In this confidence, the Empress does not hesitate to give a new proof of her salutary intentions in favor of the reunion of two States, for whom she has an equal affection, and whom she has seen for so long a time live together in an intelligence the most perfect, and the most natural to their respective interests, by proposing to them formally her good offices and her mediation, to interrupt and put an entire end to the discord and the war, which has broken out between them.
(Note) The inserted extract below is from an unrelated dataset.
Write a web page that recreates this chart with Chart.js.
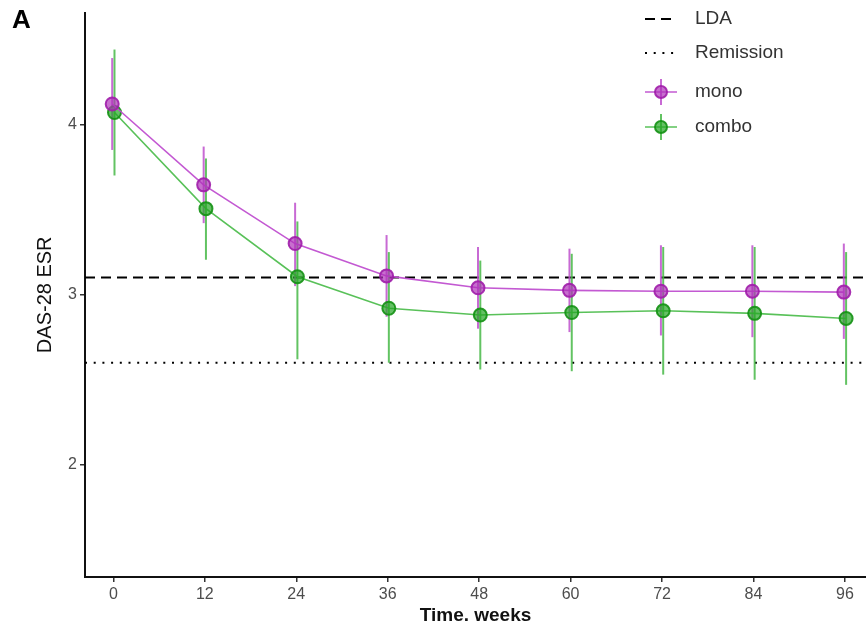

While M. Simolin, the Minister of the Empress at the Court of London, acquits himself of the orders, which she has given him concerning this object, the undersigned has the honor to fulfil the same task, on his part, towards your High Mightinesses, and to assure you of the zeal and earnestness with which he should desire to labor at the precious work of the re-establishment of the repose and the tranquillity of your State. The disinterestedness, the impartiality, and the views of general beneficence, which have instamped their seal upon all the actions of her Imperial Majesty, preside equally in this. The wisdom and the prudence of your High Mightinesses will know how to acknowledge in her these august characters, and will dictate the answer, which the subscriber will have to transmit to her, concerning the execution of his orders.
"The Hague, March 1st, 1781.
THE PRINCE DE GALLITZIN."
The offer of mediation was accepted by their High Mightinesses with gratitude.
I have the honor to be, &c.
JOHN ADAMS.
* * * * *
TO THE PRESIDENT OF CONGRESS.
Leyden, March 19th, 1781.
Sir,
I have received your Excellency's letter of the 1st of January, with the commission and instructions enclosed.[14] I am very sensible of this fresh instance of the confidence of Congress, and shall do everything in my power to discharge the duties of this new trust; but I am obliged to say, that no commission that ever was given, required more patience, fortitude, and circumspection than this, virtues which I much fear have not fallen in sufficient quantities to my share.
[14] Appointing him Minister Plenipotentiary to the States-General of Holland and the Prince of Orange. See the Commission, Instructions, and Letters of Credence, in the _Secret Journals of Congress_. Vol. II. pp. 376, 377, 391.